» Problem requirements
Exactly the lines from the first line of the records to the line holding "from matplotlib.patches import" should be duplicated, and nothing more; pictures stay out.
* * *
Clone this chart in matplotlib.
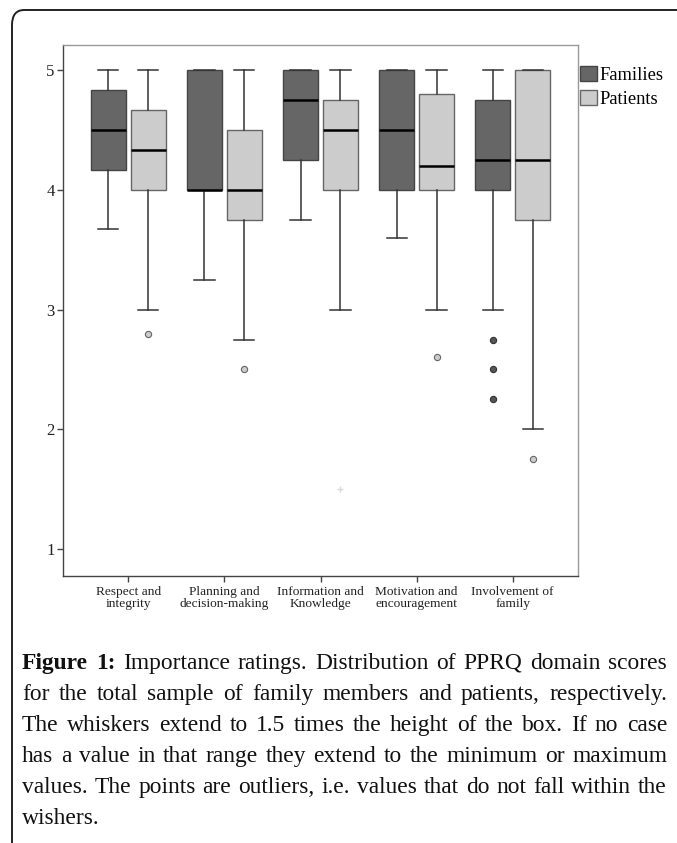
import matplotlib
matplotlib.use("Agg")
import matplotlib.pyplot as plt
from matplotlib.patches import Patch, FancyBboxPatch

# Data (PPRQ importance ratings)
domains = ["Respect and\nintegrity", "Planning and\ndecision-making", "Information and\nKnowledge",
           "Motivation and\nencouragement", "Involvement of\nfamily"]

fam_low = [3.67, 3.25, 3.75, 3.6, 3.0]
fam_q1 = [4.17, 4.0, 4.25, 4.0, 4.0]
fam_med = [4.5, 4.0, 4.75, 4.5, 4.25]
fam_q3 = [4.83, 5.0, 5.0, 5.0, 4.75]
fam_high = [5.0, 5.0, 5.0, 5.0, 5.0]
fam_out = [[], [], [], [], [2.75, 2.5, 2.25]]

pat_low = [3.0, 2.75, 3.0, 3.0, 2.0]
pat_q1 = [4.0, 3.75, 4.0, 4.0, 3.75]
pat_med = [4.33, 4.0, 4.5, 4.2, 4.25]
pat_q3 = [4.67, 4.5, 4.75, 4.8, 5.0]
pat_high = [5.0, 5.0, 5.0, 5.0, 5.0]
pat_out = [[2.8], [2.5], [], [2.6], [1.75]]
pat_extreme = [[], [], [1.5], [], []]

caption_lines = [
    "Importance ratings. Distribution of PPRQ domain scores",
    "for the total sample of family members and patients, respectively.",
    "The whiskers extend to 1.5 times the height of the box. If no case",
    "has a value in that range they extend to the minimum or maximum",
    "values. The points are outliers, i.e. values that do not fall within the",
    "wishers.",
]

FAM_COLOR = "#666666"
PAT_COLOR = "#cccccc"
SERIF = "Liberation Serif"


def make_stats(low, q1, med, q3, high, out):
    return [{"whislo": a, "q1": b, "med": c, "q3": d, "whishi": e, "fliers": f}
            for a, b, c, d, e, f in zip(low, q1, med, q3, high, out)]


fig = plt.figure(figsize=(6.77, 8.43), dpi=100)

# outer frame, only the top-left rounded corner shows
frame = FancyBboxPatch((12 / 677, -0.1), 1.2, 0.1 + (843 - 10) / 843,
                       boxstyle="round,pad=0,rounding_size=0.018",
                       transform=fig.transFigure, fill=False,
                       edgecolor="#222222", linewidth=1.4, clip_on=False)
fig.patches.append(frame)

ax = fig.add_axes([63 / 677, 1 - 576 / 843, 515 / 677, 531 / 843])

pos = list(range(len(domains)))
off = 0.208
bw = 0.37

box_common = dict(widths=bw, capwidths=0.21, patch_artist=True, showfliers=True,
                  medianprops=dict(color="black", linewidth=1.8),
                  whiskerprops=dict(color="#333333", linewidth=1.1),
                  capprops=dict(color="#333333", linewidth=1.1))

ax.bxp(make_stats(fam_low, fam_q1, fam_med, fam_q3, fam_high, fam_out),
       positions=[p - off for p in pos],
       boxprops=dict(facecolor=FAM_COLOR, edgecolor="#444444", linewidth=1.0),
       flierprops=dict(marker="o", markersize=4.5, markerfacecolor="#555555",
                       markeredgecolor="#333333", markeredgewidth=0.8),
       **box_common)
ax.bxp(make_stats(pat_low, pat_q1, pat_med, pat_q3, pat_high, pat_out),
       positions=[p + off for p in pos],
       boxprops=dict(facecolor=PAT_COLOR, edgecolor="#666666", linewidth=1.0),
       flierprops=dict(marker="o", markersize=4.5, markerfacecolor="#cccccc",
                       markeredgecolor="#666666", markeredgewidth=0.8),
       **box_common)

for p, vals in zip(pos, pat_extreme):
    if vals:
        ax.plot([p + off] * len(vals), vals, linestyle="none", marker="+",
                markersize=5, color="#d8d8d8", markeredgewidth=1.0)

ax.set_xlim(-0.68, len(domains) - 1 + 0.68)
ax.set_ylim(0.775, 5.21)
ax.set_xticks(pos)
ax.set_xticklabels(domains, fontsize=9.6, family=SERIF, linespacing=1.05, color="#222222")
ax.set_yticks([1, 2, 3, 4, 5])
ax.set_yticklabels(["1", "2", "3", "4", "5"], fontsize=12, family=SERIF, color="#222222")
ax.tick_params(axis="both", direction="out", length=4, width=1.0, color="#444444")
ax.tick_params(axis="x", pad=3)
ax.tick_params(axis="y", pad=2)
for side in ["left", "bottom"]:
    ax.spines[side].set_color("#444444")
    ax.spines[side].set_linewidth(1.0)
for side in ["top", "right"]:
    ax.spines[side].set_color("#999999")
    ax.spines[side].set_linewidth(1.0)

handles = [Patch(facecolor=FAM_COLOR, edgecolor="#444444", label="Families"),
           Patch(facecolor=PAT_COLOR, edgecolor="#666666", label="Patients")]
fig.legend(handles=handles, loc="upper left", bbox_to_anchor=(580 / 677, 1 - 66 / 843),
           frameon=False, prop={"family": SERIF, "size": 13.3}, handlelength=0.9,
           handleheight=0.9, handletextpad=0.15, labelspacing=0.3, borderpad=0,
           borderaxespad=0)

# caption, justified by hand like the journal layout
fig.canvas.draw()
renderer = fig.canvas.get_renderer()
x0, x1 = 22, 667
line_h = 31
y_base = 669


def word_width(txt, bold, size):
    t = fig.text(0, 0, txt, fontsize=size, family=SERIF,
                 fontweight="bold" if bold else "normal")
    w = t.get_window_extent(renderer).width
    t.remove()
    return w


def line_words(i, line):
    words = [(w, False) for w in line.split()]
    if i == 0:
        words = [("Figure", True), ("1:", True)] + words
    return words


# pick the caption size so the widest line fills the column with plain spaces
base = 14
sp = word_width("a b", False, base) - word_width("ab", False, base)
fits = []
for i, line in enumerate(caption_lines[:-1]):
    words = line_words(i, line)
    natural = sum(word_width(w, b, base) for w, b in words) + sp * (len(words) - 1)
    fits.append(base * (x1 - x0) / natural)
cap_size = min(fits) * 0.985

space_w = word_width("a b", False, cap_size) - word_width("ab", False, cap_size)

for i, line in enumerate(caption_lines):
    words = line_words(i, line)
    widths = [word_width(w, b, cap_size) for w, b in words]
    last = i == len(caption_lines) - 1
    if last or len(words) == 1:
        gap = space_w
    else:
        gap = (x1 - x0 - sum(widths)) / (len(words) - 1)
    x = x0
    y = 1 - (y_base + i * line_h) / 843
    for (w, b), wd in zip(words, widths):
        fig.text(x / 677, y, w, fontsize=cap_size, family=SERIF, va="baseline",
                 fontweight="bold" if b else "normal", color="#111111")
        x += wd + gap

fig.savefig("out.png", dpi=100)
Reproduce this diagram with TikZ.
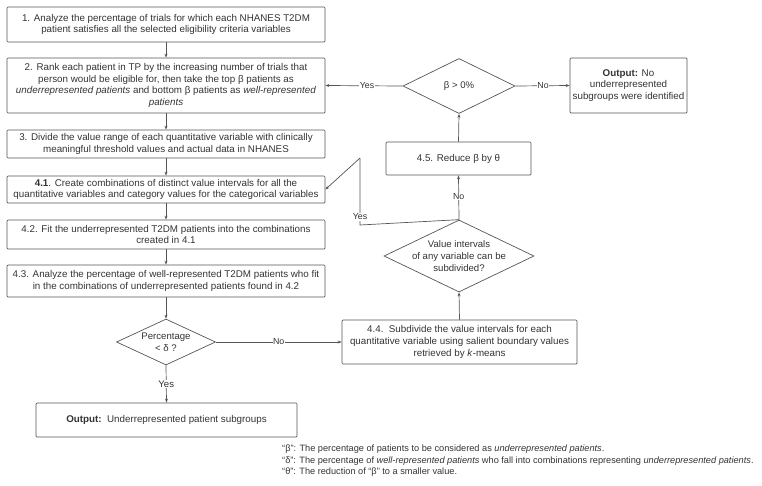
\documentclass[tikz,border=0pt]{standalone}
\usepackage{fontspec}
\setmainfont{Liberation Sans}
\usetikzlibrary{arrows.meta,shapes.geometric}
\definecolor{linec}{HTML}{555555}
\definecolor{txt}{HTML}{333333}
\begin{document}
\begin{tikzpicture}[x=1pt,y=-1pt,
  box/.style={draw=linec, line width=0.7pt, rounded corners=1pt, align=center, text=txt,
    font=\fontsize{9.8}{11.7}\selectfont, inner sep=1pt},
  dia/.style={draw=linec, line width=0.7pt, diamond, inner sep=0pt},
  dtext/.style={align=center, text=txt, font=\fontsize{9.6}{11.7}\selectfont},
  conn/.style={draw=linec, line width=0.7pt, -{Stealth[length=4pt,width=3pt]}},
  plain/.style={draw=linec, line width=0.7pt},
  lbl/.style={fill=white, text=txt, font=\fontsize{8.8}{10}\selectfont, inner sep=0.5pt}]
\useasboundingbox (0,0) rectangle (762,485);

% left column
\node[box, minimum width=318pt, minimum height=35pt] (b1) at (166,24.5)
  {1. Analyze the percentage of trials for which each NHANES T2DM\\patient satisfies all the selected eligibility criteria variables};
\node[box, minimum width=318pt, minimum height=55pt] (b2) at (166,85.5)
  {2. Rank each patient in TP by the increasing number of trials that\\person would be eligible for, then take the top β patients as\\\textit{underrepresented patients} and bottom β patients as \textit{well-represented}\\\textit{patients}};
\node[box, minimum width=318pt, minimum height=28pt] (b3) at (166,144)
  {3. Divide the value range of each quantitative variable with clinically\\meaningful threshold values and actual data in NHANES};
\node[box, minimum width=318pt, minimum height=27pt] (b41) at (166,189.5)
  {\textbf{4.1}. Create combinations of distinct value intervals for all the\\quantitative variables and category values for the categorical variables};
\node[box, minimum width=318pt, minimum height=29pt] (b42) at (166,234.5)
  {4.2. Fit the underrepresented T2DM patients into the combinations\\created in 4.1};
\node[box, minimum width=318pt, minimum height=32pt] (b43) at (166,281)
  {4.3. Analyze the percentage of well-represented T2DM patients who fit\\in the combinations of underrepresented patients found in 4.2};
\node[dia, minimum width=99pt, minimum height=46pt] (d1) at (166,342) {};
\node[dtext] (d1t) at (d1.center) {Percentage\\< δ ?};
\node[box, minimum width=261pt, minimum height=34pt] (out1) at (166.5,420)
  {\textbf{Output:}\ \ Underrepresented patient subgroups};

% right column
\node[box, minimum width=235pt, minimum height=44pt] (b44) at (459.5,342)
  {4.4.\ \ Subdivide the value intervals for each\\quantitative variable using salient boundary values\\retrieved by \textit{k}-means};
\node[dia, minimum width=150pt, minimum height=72pt] (d2) at (459,256) {};
\node[dtext] (d2t) at (d2.center) {Value intervals\\of any variable can be\\subdivided?};
\node[box, minimum width=145pt, minimum height=33pt] (b45) at (458.5,158.5)
  {4.5. Reduce β by θ};
\node[dia, minimum width=112pt, minimum height=55pt] (d3) at (459,86) {};
\node[dtext] (d3t) at (d3.center) {β > 0\%};
\node[box, minimum width=117pt, minimum height=55pt] (out2) at (628.5,85.5)
  {\textbf{Output:} No\\underrepresented\\subgroups were identified};

% connectors
\draw[conn] (b1.south) -- (b2.north);
\draw[conn] (b2.south) -- (b3.north);
\draw[conn] (b3.south) -- (b41.north);
\draw[conn] (b41.south) -- (b42.north);
\draw[conn] (b42.south) -- (b43.north);
\draw[conn] (b43.south) -- (d1.north);
\draw[conn] (d1.south) -- node[lbl, font=\fontsize{9.6}{11}\selectfont] {Yes} (out1.north);
\draw[conn] (d1.east) -- node[lbl, pos=0.5] {No} (b44.west);
\draw[conn] (b44.north) -- (d2.south);
\draw[conn] (d2.north) -- node[lbl, pos=0.52] {No} (b45.south);
\draw[conn] (b45.north) -- (d3.south);
\draw[conn] (d3.west) -- node[lbl, pos=0.46] {Yes} (b2.east);
\draw[conn] (d3.east) -- node[lbl, pos=0.51] {No} (out2.west);
\coordinate (y1) at (360,225);
\coordinate (y2) at (360,158);
\draw[plain] (d2.north) -- (y1) -- node[lbl, pos=0.12] {Yes} (y2);
\draw[conn] (y2) -- (b41.east);

% footnote
\node[anchor=north west, align=left, text=txt, font=\fontsize{9.2}{11.5}\selectfont, inner sep=0pt] (fn) at (282,445)
  {“β”: The percentage of patients to be considered as \textit{underrepresented patients}.\\
   “δ”: The percentage of \textit{well-represented patients} who fall into combinations representing \textit{underrepresented patients}.\\
   “θ”: The reduction of “β” to a smaller value.};
\end{tikzpicture}
\end{document}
* * *
» Answer for the task
Clone this chart in matplotlib.
import matplotlib
matplotlib.use("Agg")
import matplotlib.pyplot as plt
from matplotlib.patches import Patch, FancyBboxPatch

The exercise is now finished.